EXERCISE BRIEF:
Print all entries word for word.

Collected data entries:
>> start

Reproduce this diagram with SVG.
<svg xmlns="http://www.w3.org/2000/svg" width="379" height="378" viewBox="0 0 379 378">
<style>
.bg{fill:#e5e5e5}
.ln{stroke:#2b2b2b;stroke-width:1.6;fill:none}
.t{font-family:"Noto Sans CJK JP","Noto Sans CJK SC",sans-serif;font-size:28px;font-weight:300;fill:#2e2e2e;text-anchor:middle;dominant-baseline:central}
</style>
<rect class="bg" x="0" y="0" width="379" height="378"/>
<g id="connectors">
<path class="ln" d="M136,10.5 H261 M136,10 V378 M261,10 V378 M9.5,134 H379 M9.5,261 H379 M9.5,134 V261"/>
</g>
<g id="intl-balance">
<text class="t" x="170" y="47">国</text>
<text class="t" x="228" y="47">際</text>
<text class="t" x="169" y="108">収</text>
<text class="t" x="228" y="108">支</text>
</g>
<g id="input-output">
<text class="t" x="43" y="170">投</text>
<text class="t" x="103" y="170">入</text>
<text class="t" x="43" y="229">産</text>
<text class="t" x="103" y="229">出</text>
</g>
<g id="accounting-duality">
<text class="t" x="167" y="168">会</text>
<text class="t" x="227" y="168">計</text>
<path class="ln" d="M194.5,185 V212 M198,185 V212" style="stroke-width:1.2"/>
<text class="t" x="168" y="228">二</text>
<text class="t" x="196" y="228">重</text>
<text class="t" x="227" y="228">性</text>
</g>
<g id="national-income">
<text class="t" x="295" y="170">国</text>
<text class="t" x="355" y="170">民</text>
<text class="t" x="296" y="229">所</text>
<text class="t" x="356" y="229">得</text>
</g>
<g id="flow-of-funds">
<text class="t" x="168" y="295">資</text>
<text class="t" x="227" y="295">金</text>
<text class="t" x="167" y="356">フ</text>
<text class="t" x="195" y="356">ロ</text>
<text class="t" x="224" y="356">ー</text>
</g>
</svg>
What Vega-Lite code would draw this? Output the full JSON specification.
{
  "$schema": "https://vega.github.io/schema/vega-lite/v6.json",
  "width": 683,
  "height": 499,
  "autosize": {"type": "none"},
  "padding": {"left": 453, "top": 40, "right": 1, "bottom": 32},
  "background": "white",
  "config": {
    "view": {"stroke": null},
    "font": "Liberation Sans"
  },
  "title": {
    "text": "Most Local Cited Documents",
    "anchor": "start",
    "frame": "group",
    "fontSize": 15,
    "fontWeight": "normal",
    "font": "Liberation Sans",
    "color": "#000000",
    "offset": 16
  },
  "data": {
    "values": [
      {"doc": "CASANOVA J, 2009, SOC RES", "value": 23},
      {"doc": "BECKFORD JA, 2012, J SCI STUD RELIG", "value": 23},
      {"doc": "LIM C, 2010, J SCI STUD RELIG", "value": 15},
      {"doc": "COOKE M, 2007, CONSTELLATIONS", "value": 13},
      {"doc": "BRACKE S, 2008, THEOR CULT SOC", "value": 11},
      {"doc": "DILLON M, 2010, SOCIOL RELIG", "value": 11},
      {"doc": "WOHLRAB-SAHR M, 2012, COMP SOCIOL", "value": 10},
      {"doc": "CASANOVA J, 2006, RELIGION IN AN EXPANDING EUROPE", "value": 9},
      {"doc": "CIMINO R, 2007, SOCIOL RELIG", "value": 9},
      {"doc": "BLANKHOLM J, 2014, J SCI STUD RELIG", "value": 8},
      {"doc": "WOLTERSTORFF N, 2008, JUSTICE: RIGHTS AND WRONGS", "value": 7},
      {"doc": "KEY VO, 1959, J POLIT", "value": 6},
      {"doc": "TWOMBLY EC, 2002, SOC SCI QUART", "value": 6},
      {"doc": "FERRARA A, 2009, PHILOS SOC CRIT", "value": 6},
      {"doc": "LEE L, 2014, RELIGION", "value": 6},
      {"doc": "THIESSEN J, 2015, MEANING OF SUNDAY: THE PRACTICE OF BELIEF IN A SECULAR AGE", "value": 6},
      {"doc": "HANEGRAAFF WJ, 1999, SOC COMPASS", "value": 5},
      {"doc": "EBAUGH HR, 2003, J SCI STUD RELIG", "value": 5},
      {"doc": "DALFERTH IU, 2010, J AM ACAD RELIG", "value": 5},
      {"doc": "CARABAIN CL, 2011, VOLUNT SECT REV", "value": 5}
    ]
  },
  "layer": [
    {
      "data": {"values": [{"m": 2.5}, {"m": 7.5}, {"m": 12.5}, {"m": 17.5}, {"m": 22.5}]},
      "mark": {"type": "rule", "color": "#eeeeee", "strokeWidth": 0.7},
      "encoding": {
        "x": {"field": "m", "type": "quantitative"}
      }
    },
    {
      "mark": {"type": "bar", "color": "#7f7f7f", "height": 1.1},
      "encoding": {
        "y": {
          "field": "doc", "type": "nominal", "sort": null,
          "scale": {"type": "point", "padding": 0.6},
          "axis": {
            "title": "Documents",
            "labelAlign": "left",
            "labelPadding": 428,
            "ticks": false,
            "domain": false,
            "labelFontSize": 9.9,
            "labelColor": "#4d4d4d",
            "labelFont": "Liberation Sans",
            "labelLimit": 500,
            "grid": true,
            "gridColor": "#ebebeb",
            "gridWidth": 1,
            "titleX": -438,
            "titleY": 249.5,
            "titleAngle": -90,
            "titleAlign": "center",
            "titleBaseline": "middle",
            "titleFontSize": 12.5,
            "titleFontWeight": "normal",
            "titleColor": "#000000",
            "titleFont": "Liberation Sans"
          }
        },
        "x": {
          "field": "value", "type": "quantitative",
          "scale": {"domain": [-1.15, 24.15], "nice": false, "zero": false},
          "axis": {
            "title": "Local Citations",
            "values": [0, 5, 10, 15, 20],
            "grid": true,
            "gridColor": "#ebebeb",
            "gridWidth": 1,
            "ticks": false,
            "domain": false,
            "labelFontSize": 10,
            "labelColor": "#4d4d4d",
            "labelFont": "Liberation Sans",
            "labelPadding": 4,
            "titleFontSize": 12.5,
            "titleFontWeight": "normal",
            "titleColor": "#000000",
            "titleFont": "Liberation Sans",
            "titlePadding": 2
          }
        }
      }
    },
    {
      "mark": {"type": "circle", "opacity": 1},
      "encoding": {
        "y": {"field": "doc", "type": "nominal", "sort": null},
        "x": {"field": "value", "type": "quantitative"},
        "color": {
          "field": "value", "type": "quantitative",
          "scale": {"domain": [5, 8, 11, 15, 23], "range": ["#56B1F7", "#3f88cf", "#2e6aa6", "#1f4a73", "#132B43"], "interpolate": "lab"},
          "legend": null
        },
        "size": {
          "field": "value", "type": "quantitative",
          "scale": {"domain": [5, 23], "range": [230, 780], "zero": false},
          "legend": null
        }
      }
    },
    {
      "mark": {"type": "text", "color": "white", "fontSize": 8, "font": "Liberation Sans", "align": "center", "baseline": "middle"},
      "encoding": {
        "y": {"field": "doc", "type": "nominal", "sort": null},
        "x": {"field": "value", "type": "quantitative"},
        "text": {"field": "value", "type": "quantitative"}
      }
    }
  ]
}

>> end

EXERCISE RESULT:
Reproduce this diagram with SVG.
<svg xmlns="http://www.w3.org/2000/svg" width="379" height="378" viewBox="0 0 379 378">
<style>
.bg{fill:#e5e5e5}
.ln{stroke:#2b2b2b;stroke-width:1.6;fill:none}
.t{font-family:"Noto Sans CJK JP","Noto Sans CJK SC",sans-serif;font-size:28px;font-weight:300;fill:#2e2e2e;text-anchor:middle;dominant-baseline:central}
</style>
<rect class="bg" x="0" y="0" width="379" height="378"/>
<g id="connectors">
<path class="ln" d="M136,10.5 H261 M136,10 V378 M261,10 V378 M9.5,134 H379 M9.5,261 H379 M9.5,134 V261"/>
</g>
<g id="intl-balance">
<text class="t" x="170" y="47">国</text>
<text class="t" x="228" y="47">際</text>
<text class="t" x="169" y="108">収</text>
<text class="t" x="228" y="108">支</text>
</g>
<g id="input-output">
<text class="t" x="43" y="170">投</text>
<text class="t" x="103" y="170">入</text>
<text class="t" x="43" y="229">産</text>
<text class="t" x="103" y="229">出</text>
</g>
<g id="accounting-duality">
<text class="t" x="167" y="168">会</text>
<text class="t" x="227" y="168">計</text>
<path class="ln" d="M194.5,185 V212 M198,185 V212" style="stroke-width:1.2"/>
<text class="t" x="168" y="228">二</text>
<text class="t" x="196" y="228">重</text>
<text class="t" x="227" y="228">性</text>
</g>
<g id="national-income">
<text class="t" x="295" y="170">国</text>
<text class="t" x="355" y="170">民</text>
<text class="t" x="296" y="229">所</text>
<text class="t" x="356" y="229">得</text>
</g>
<g id="flow-of-funds">
<text class="t" x="168" y="295">資</text>
<text class="t" x="227" y="295">金</text>
<text class="t" x="167" y="356">フ</text>
<text class="t" x="195" y="356">ロ</text>
<text class="t" x="224" y="356">ー</text>
</g>
</svg>
What Vega-Lite code would draw this? Output the full JSON specification.
{
  "$schema": "https://vega.github.io/schema/vega-lite/v6.json",
  "width": 683,
  "height": 499,
  "autosize": {"type": "none"},
  "padding": {"left": 453, "top": 40, "right": 1, "bottom": 32},
  "background": "white",
  "config": {
    "view": {"stroke": null},
    "font": "Liberation Sans"
  },
  "title": {
    "text": "Most Local Cited Documents",
    "anchor": "start",
    "frame": "group",
    "fontSize": 15,
    "fontWeight": "normal",
    "font": "Liberation Sans",
    "color": "#000000",
    "offset": 16
  },
  "data": {
    "values": [
      {"doc": "CASANOVA J, 2009, SOC RES", "value": 23},
      {"doc": "BECKFORD JA, 2012, J SCI STUD RELIG", "value": 23},
      {"doc": "LIM C, 2010, J SCI STUD RELIG", "value": 15},
      {"doc": "COOKE M, 2007, CONSTELLATIONS", "value": 13},
      {"doc": "BRACKE S, 2008, THEOR CULT SOC", "value": 11},
      {"doc": "DILLON M, 2010, SOCIOL RELIG", "value": 11},
      {"doc": "WOHLRAB-SAHR M, 2012, COMP SOCIOL", "value": 10},
      {"doc": "CASANOVA J, 2006, RELIGION IN AN EXPANDING EUROPE", "value": 9},
      {"doc": "CIMINO R, 2007, SOCIOL RELIG", "value": 9},
      {"doc": "BLANKHOLM J, 2014, J SCI STUD RELIG", "value": 8},
      {"doc": "WOLTERSTORFF N, 2008, JUSTICE: RIGHTS AND WRONGS", "value": 7},
      {"doc": "KEY VO, 1959, J POLIT", "value": 6},
      {"doc": "TWOMBLY EC, 2002, SOC SCI QUART", "value": 6},
      {"doc": "FERRARA A, 2009, PHILOS SOC CRIT", "value": 6},
      {"doc": "LEE L, 2014, RELIGION", "value": 6},
      {"doc": "THIESSEN J, 2015, MEANING OF SUNDAY: THE PRACTICE OF BELIEF IN A SECULAR AGE", "value": 6},
      {"doc": "HANEGRAAFF WJ, 1999, SOC COMPASS", "value": 5},
      {"doc": "EBAUGH HR, 2003, J SCI STUD RELIG", "value": 5},
      {"doc": "DALFERTH IU, 2010, J AM ACAD RELIG", "value": 5},
      {"doc": "CARABAIN CL, 2011, VOLUNT SECT REV", "value": 5}
    ]
  },
  "layer": [
    {
      "data": {"values": [{"m": 2.5}, {"m": 7.5}, {"m": 12.5}, {"m": 17.5}, {"m": 22.5}]},
      "mark": {"type": "rule", "color": "#eeeeee", "strokeWidth": 0.7},
      "encoding": {
        "x": {"field": "m", "type": "quantitative"}
      }
    },
    {
      "mark": {"type": "bar", "color": "#7f7f7f", "height": 1.1},
      "encoding": {
        "y": {
          "field": "doc", "type": "nominal", "sort": null,
          "scale": {"type": "point", "padding": 0.6},
          "axis": {
            "title": "Documents",
            "labelAlign": "left",
            "labelPadding": 428,
            "ticks": false,
            "domain": false,
            "labelFontSize": 9.9,
            "labelColor": "#4d4d4d",
            "labelFont": "Liberation Sans",
            "labelLimit": 500,
            "grid": true,
            "gridColor": "#ebebeb",
            "gridWidth": 1,
            "titleX": -438,
            "titleY": 249.5,
            "titleAngle": -90,
            "titleAlign": "center",
            "titleBaseline": "middle",
            "titleFontSize": 12.5,
            "titleFontWeight": "normal",
            "titleColor": "#000000",
            "titleFont": "Liberation Sans"
          }
        },
        "x": {
          "field": "value", "type": "quantitative",
          "scale": {"domain": [-1.15, 24.15], "nice": false, "zero": false},
          "axis": {
            "title": "Local Citations",
            "values": [0, 5, 10, 15, 20],
            "grid": true,
            "gridColor": "#ebebeb",
            "gridWidth": 1,
            "ticks": false,
            "domain": false,
            "labelFontSize": 10,
            "labelColor": "#4d4d4d",
            "labelFont": "Liberation Sans",
            "labelPadding": 4,
            "titleFontSize": 12.5,
            "titleFontWeight": "normal",
            "titleColor": "#000000",
            "titleFont": "Liberation Sans",
            "titlePadding": 2
          }
        }
      }
    },
    {
      "mark": {"type": "circle", "opacity": 1},
      "encoding": {
        "y": {"field": "doc", "type": "nominal", "sort": null},
        "x": {"field": "value", "type": "quantitative"},
        "color": {
          "field": "value", "type": "quantitative",
          "scale": {"domain": [5, 8, 11, 15, 23], "range": ["#56B1F7", "#3f88cf", "#2e6aa6", "#1f4a73", "#132B43"], "interpolate": "lab"},
          "legend": null
        },
        "size": {
          "field": "value", "type": "quantitative",
          "scale": {"domain": [5, 23], "range": [230, 780], "zero": false},
          "legend": null
        }
      }
    },
    {
      "mark": {"type": "text", "color": "white", "fontSize": 8, "font": "Liberation Sans", "align": "center", "baseline": "middle"},
      "encoding": {
        "y": {"field": "doc", "type": "nominal", "sort": null},
        "x": {"field": "value", "type": "quantitative"},
        "text": {"field": "value", "type": "quantitative"}
      }
    }
  ]
}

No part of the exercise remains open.